+++ Records provided

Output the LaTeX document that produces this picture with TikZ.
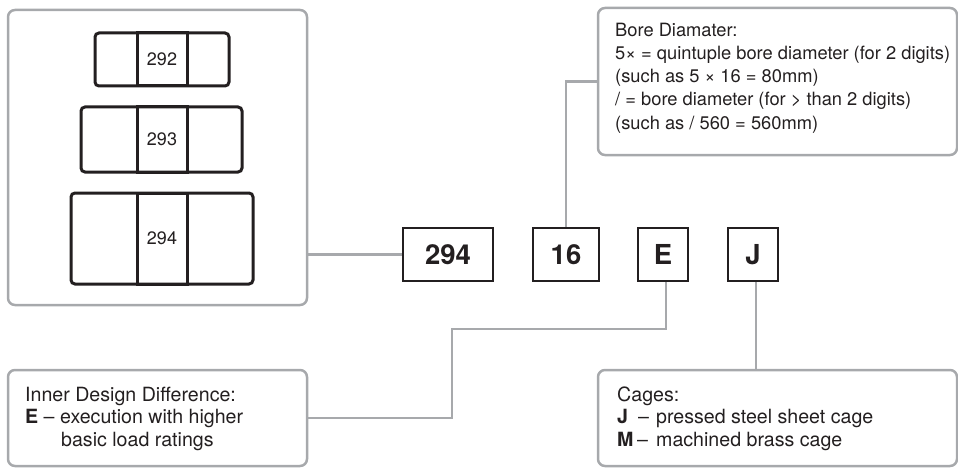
\documentclass[tikz,border=0pt]{standalone}
\usepackage{fontspec}
\setmainfont{TeX Gyre Heros}
\definecolor{lgray}{HTML}{A7A9AC}
\definecolor{ink}{HTML}{231F20}
\begin{document}
\begin{tikzpicture}[x=1pt,y=-1pt,
  gline/.style={draw=lgray, line width=2.5pt},
  gbox/.style={draw=lgray, line width=2.5pt, rounded corners=7pt, inner sep=0},
  kbox/.style={draw=ink, line width=2pt, inner sep=0, minimum height=53pt, text=ink, font=\fontsize{27.5}{30}\selectfont\bfseries},
  brg/.style={draw=ink, line width=3pt, rounded corners=4pt, inner sep=0},
  strip/.style={draw=ink, line width=3pt, inner sep=0, minimum width=50pt, text=ink, font=\fontsize{18}{20}\selectfont},
  btxt/.style={anchor=base west, inner sep=0, text=ink, font=\fontsize{18.3}{20}\selectfont},
  ltxt/.style={anchor=base west, inner sep=0, text=ink, font=\fontsize{19.6}{22}\selectfont},
]
\useasboundingbox (0,0) rectangle (958,468);

% big left box with bearings
\node[gbox, minimum width=299pt, minimum height=295pt] (big) at (157.5,157.5) {};
\node[brg, minimum width=134pt, minimum height=53pt] (o292) at (162,59.5) {};
\node[strip, minimum height=53pt] (b292) at (162,59.5) {292};
\node[brg, minimum width=161pt, minimum height=65pt] (o293) at (161.5,139.5) {};
\node[strip, minimum height=65pt] (b293) at (162,139.5) {293};
\node[brg, minimum width=182pt, minimum height=91pt] (o294) at (162,238.5) {};
\node[strip, minimum height=91pt] (b294) at (162,238.5) {294};

% code boxes
\node[kbox, minimum width=90pt] (n294) at (448,254.5) {294};
\node[kbox, minimum width=66pt] (n16) at (566,254.5) {16};
\node[kbox, minimum width=50pt] (nE) at (663,254.5) {E};
\node[kbox, minimum width=50pt] (nJ) at (753,254.5) {J};

% bore box
\node[gbox, minimum width=359pt, minimum height=147pt] (bore) at (777.5,81.5) {};
\node[btxt] (bt1) at (615,37) {Bore Diamater:};
\node[btxt] (bt2) at (615,60) {5× = quintuple bore diameter (for 2 digits)};
\node[btxt] (bt3) at (615,83) {(such as 5 × 16 = 80mm)};
\node[btxt] (bt4) at (615,106) {/ = bore diameter (for > than 2 digits)};
\node[btxt] (bt5) at (615,129) {(such as / 560 = 560mm)};

% inner design box
\node[gbox, minimum width=299pt, minimum height=96pt] (inner) at (157.5,418) {};
\node[ltxt] (it1) at (25,401) {Inner Design Difference:};
\node[ltxt] (it2) at (25,423) {\textbf{E} –};
\node[ltxt] (it3) at (60,423) {execution with higher};
\node[ltxt] (it4) at (61,446) {basic load ratings};

% cages box
\node[gbox, minimum width=359pt, minimum height=96pt] (cages) at (777.5,418) {};
\node[ltxt] (ct1) at (617,401) {Cages:};
\node[ltxt] (ct2) at (617,423) {\textbf{J}};
\node[ltxt] (ct3) at (638,423) {–};
\node[ltxt] (ct4) at (656,423) {pressed steel sheet cage};
\node[ltxt] (ct5) at (617,446) {\textbf{M}};
\node[ltxt] (ct6) at (637,446) {–};
\node[ltxt] (ct7) at (656,446) {machined brass cage};

% connectors
\coordinate (bend) at (452,329);
\draw[gline] (big.east |- n294.west) -- (n294.west);
\draw[gline] (n16.north) |- (bore.west);
\draw[gline] ([xshift=3pt]nE.south) |- (bend) |- (inner.east);
\draw[gline] ([xshift=3pt]nJ.south) -- ([xshift=3pt]nJ.south |- cages.north);
\end{tikzpicture}
\end{document}
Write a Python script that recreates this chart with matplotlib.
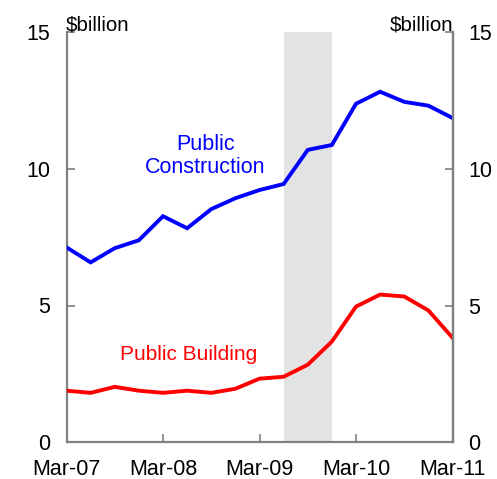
import matplotlib
matplotlib.use("Agg")
import matplotlib.pyplot as plt

plt.rcParams['font.family'] = ['Liberation Sans', 'DejaVu Sans']

quarters = ["Mar-07", "Jun-07", "Sep-07", "Dec-07", "Mar-08", "Jun-08", "Sep-08", "Dec-08",
            "Mar-09", "Jun-09", "Sep-09", "Dec-09", "Mar-10", "Jun-10", "Sep-10", "Dec-10", "Mar-11"]
construction = [7.13, 6.58, 7.10, 7.39, 8.27, 7.83, 8.53, 8.93, 9.23, 9.45,
                10.70, 10.88, 12.39, 12.83, 12.46, 12.32, 11.87]
building = [1.88, 1.80, 2.02, 1.88, 1.80, 1.88, 1.80, 1.95, 2.32, 2.39,
            2.83, 3.68, 4.96, 5.40, 5.33, 4.82, 3.82]
shade_start, shade_end = "Jun-09", "Dec-09"
tick_labels = ["Mar-07", "Mar-08", "Mar-09", "Mar-10", "Mar-11"]

x = list(range(len(quarters)))
grey = "#808080"

fig = plt.figure(figsize=(4.97, 4.79), dpi=100)
ax = fig.add_axes([66.5 / 497, 1 - 442 / 479, (452.5 - 66.5) / 497, (442 - 32.5) / 479])

ax.axvspan(quarters.index(shade_start), quarters.index(shade_end), color="#e3e3e3", lw=0, zorder=0)
ax.plot(x, construction, color="#0000ff", lw=2.8, solid_joinstyle="miter", zorder=3)
ax.plot(x, building, color="#ff0000", lw=2.8, solid_joinstyle="miter", zorder=3)

ax.set_xlim(0, len(quarters) - 1)
ax.set_ylim(0, 15)
ax.set_yticks([0, 5, 10, 15])
ax.set_xticks([quarters.index(t) for t in tick_labels])
ax.set_xticklabels(tick_labels)

for side in ["left", "right", "bottom"]:
    ax.spines[side].set_color(grey)
    ax.spines[side].set_linewidth(1.6)
ax.spines["top"].set_visible(False)

ax.tick_params(axis="both", direction="in", color=grey, width=1.2, length=5.5,
               labelsize=15.5, colors="black")
ax.tick_params(axis="x", pad=12.5)
ax.tick_params(axis="y", pad=11.5)

ax2 = ax.twinx()
ax2.set_ylim(0, 15)
ax2.set_yticks([0, 5, 10, 15])
ax2.spines["top"].set_visible(False)
ax2.spines["right"].set_color(grey)
ax2.spines["right"].set_linewidth(1.6)
ax2.spines["left"].set_visible(False)
ax2.spines["bottom"].set_visible(False)
ax2.tick_params(axis="y", direction="in", color=grey, width=1.2, length=5.5,
                labelsize=15.5, pad=11.5)

ax.text(-0.05, 15.07, "$billion", fontsize=14.8, ha="left", va="baseline")
ax.text(16.05, 15.07, "$billion", fontsize=14.8, ha="right", va="baseline")

ax.text(5.75, 10.49, "Public\nConstruction", color="#0000ff", fontsize=15.5,
        ha="center", va="center", linespacing=1.12)
ax.text(5.06, 3.19, "Public Building", color="#ff0000", fontsize=15,
        ha="center", va="center")

fig.savefig("out.png", dpi=100)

++++++

• _What you will do_
Quote each line of the listing exactly, but leave the pictures out.

• _Answer for the task_
Output the LaTeX document that produces this picture with TikZ.
\documentclass[tikz,border=0pt]{standalone}
\usepackage{fontspec}
\setmainfont{TeX Gyre Heros}
\definecolor{lgray}{HTML}{A7A9AC}
\definecolor{ink}{HTML}{231F20}
\begin{document}
\begin{tikzpicture}[x=1pt,y=-1pt,
  gline/.style={draw=lgray, line width=2.5pt},
  gbox/.style={draw=lgray, line width=2.5pt, rounded corners=7pt, inner sep=0},
  kbox/.style={draw=ink, line width=2pt, inner sep=0, minimum height=53pt, text=ink, font=\fontsize{27.5}{30}\selectfont\bfseries},
  brg/.style={draw=ink, line width=3pt, rounded corners=4pt, inner sep=0},
  strip/.style={draw=ink, line width=3pt, inner sep=0, minimum width=50pt, text=ink, font=\fontsize{18}{20}\selectfont},
  btxt/.style={anchor=base west, inner sep=0, text=ink, font=\fontsize{18.3}{20}\selectfont},
  ltxt/.style={anchor=base west, inner sep=0, text=ink, font=\fontsize{19.6}{22}\selectfont},
]
\useasboundingbox (0,0) rectangle (958,468);

% big left box with bearings
\node[gbox, minimum width=299pt, minimum height=295pt] (big) at (157.5,157.5) {};
\node[brg, minimum width=134pt, minimum height=53pt] (o292) at (162,59.5) {};
\node[strip, minimum height=53pt] (b292) at (162,59.5) {292};
\node[brg, minimum width=161pt, minimum height=65pt] (o293) at (161.5,139.5) {};
\node[strip, minimum height=65pt] (b293) at (162,139.5) {293};
\node[brg, minimum width=182pt, minimum height=91pt] (o294) at (162,238.5) {};
\node[strip, minimum height=91pt] (b294) at (162,238.5) {294};

% code boxes
\node[kbox, minimum width=90pt] (n294) at (448,254.5) {294};
\node[kbox, minimum width=66pt] (n16) at (566,254.5) {16};
\node[kbox, minimum width=50pt] (nE) at (663,254.5) {E};
\node[kbox, minimum width=50pt] (nJ) at (753,254.5) {J};

% bore box
\node[gbox, minimum width=359pt, minimum height=147pt] (bore) at (777.5,81.5) {};
\node[btxt] (bt1) at (615,37) {Bore Diamater:};
\node[btxt] (bt2) at (615,60) {5× = quintuple bore diameter (for 2 digits)};
\node[btxt] (bt3) at (615,83) {(such as 5 × 16 = 80mm)};
\node[btxt] (bt4) at (615,106) {/ = bore diameter (for > than 2 digits)};
\node[btxt] (bt5) at (615,129) {(such as / 560 = 560mm)};

% inner design box
\node[gbox, minimum width=299pt, minimum height=96pt] (inner) at (157.5,418) {};
\node[ltxt] (it1) at (25,401) {Inner Design Difference:};
\node[ltxt] (it2) at (25,423) {\textbf{E} –};
\node[ltxt] (it3) at (60,423) {execution with higher};
\node[ltxt] (it4) at (61,446) {basic load ratings};

% cages box
\node[gbox, minimum width=359pt, minimum height=96pt] (cages) at (777.5,418) {};
\node[ltxt] (ct1) at (617,401) {Cages:};
\node[ltxt] (ct2) at (617,423) {\textbf{J}};
\node[ltxt] (ct3) at (638,423) {–};
\node[ltxt] (ct4) at (656,423) {pressed steel sheet cage};
\node[ltxt] (ct5) at (617,446) {\textbf{M}};
\node[ltxt] (ct6) at (637,446) {–};
\node[ltxt] (ct7) at (656,446) {machined brass cage};

% connectors
\coordinate (bend) at (452,329);
\draw[gline] (big.east |- n294.west) -- (n294.west);
\draw[gline] (n16.north) |- (bore.west);
\draw[gline] ([xshift=3pt]nE.south) |- (bend) |- (inner.east);
\draw[gline] ([xshift=3pt]nJ.south) -- ([xshift=3pt]nJ.south |- cages.north);
\end{tikzpicture}
\end{document}
Write a Python script that recreates this chart with matplotlib.
import matplotlib
matplotlib.use("Agg")
import matplotlib.pyplot as plt

plt.rcParams['font.family'] = ['Liberation Sans', 'DejaVu Sans']

quarters = ["Mar-07", "Jun-07", "Sep-07", "Dec-07", "Mar-08", "Jun-08", "Sep-08", "Dec-08",
            "Mar-09", "Jun-09", "Sep-09", "Dec-09", "Mar-10", "Jun-10", "Sep-10", "Dec-10", "Mar-11"]
construction = [7.13, 6.58, 7.10, 7.39, 8.27, 7.83, 8.53, 8.93, 9.23, 9.45,
                10.70, 10.88, 12.39, 12.83, 12.46, 12.32, 11.87]
building = [1.88, 1.80, 2.02, 1.88, 1.80, 1.88, 1.80, 1.95, 2.32, 2.39,
            2.83, 3.68, 4.96, 5.40, 5.33, 4.82, 3.82]
shade_start, shade_end = "Jun-09", "Dec-09"
tick_labels = ["Mar-07", "Mar-08", "Mar-09", "Mar-10", "Mar-11"]

x = list(range(len(quarters)))
grey = "#808080"

fig = plt.figure(figsize=(4.97, 4.79), dpi=100)
ax = fig.add_axes([66.5 / 497, 1 - 442 / 479, (452.5 - 66.5) / 497, (442 - 32.5) / 479])

ax.axvspan(quarters.index(shade_start), quarters.index(shade_end), color="#e3e3e3", lw=0, zorder=0)
ax.plot(x, construction, color="#0000ff", lw=2.8, solid_joinstyle="miter", zorder=3)
ax.plot(x, building, color="#ff0000", lw=2.8, solid_joinstyle="miter", zorder=3)

ax.set_xlim(0, len(quarters) - 1)
ax.set_ylim(0, 15)
ax.set_yticks([0, 5, 10, 15])
ax.set_xticks([quarters.index(t) for t in tick_labels])
ax.set_xticklabels(tick_labels)

for side in ["left", "right", "bottom"]:
    ax.spines[side].set_color(grey)
    ax.spines[side].set_linewidth(1.6)
ax.spines["top"].set_visible(False)

ax.tick_params(axis="both", direction="in", color=grey, width=1.2, length=5.5,
               labelsize=15.5, colors="black")
ax.tick_params(axis="x", pad=12.5)
ax.tick_params(axis="y", pad=11.5)

ax2 = ax.twinx()
ax2.set_ylim(0, 15)
ax2.set_yticks([0, 5, 10, 15])
ax2.spines["top"].set_visible(False)
ax2.spines["right"].set_color(grey)
ax2.spines["right"].set_linewidth(1.6)
ax2.spines["left"].set_visible(False)
ax2.spines["bottom"].set_visible(False)
ax2.tick_params(axis="y", direction="in", color=grey, width=1.2, length=5.5,
                labelsize=15.5, pad=11.5)

ax.text(-0.05, 15.07, "$billion", fontsize=14.8, ha="left", va="baseline")
ax.text(16.05, 15.07, "$billion", fontsize=14.8, ha="right", va="baseline")

ax.text(5.75, 10.49, "Public\nConstruction", color="#0000ff", fontsize=15.5,
        ha="center", va="center", linespacing=1.12)
ax.text(5.06, 3.19, "Public Building", color="#ff0000", fontsize=15,
        ha="center", va="center")

fig.savefig("out.png", dpi=100)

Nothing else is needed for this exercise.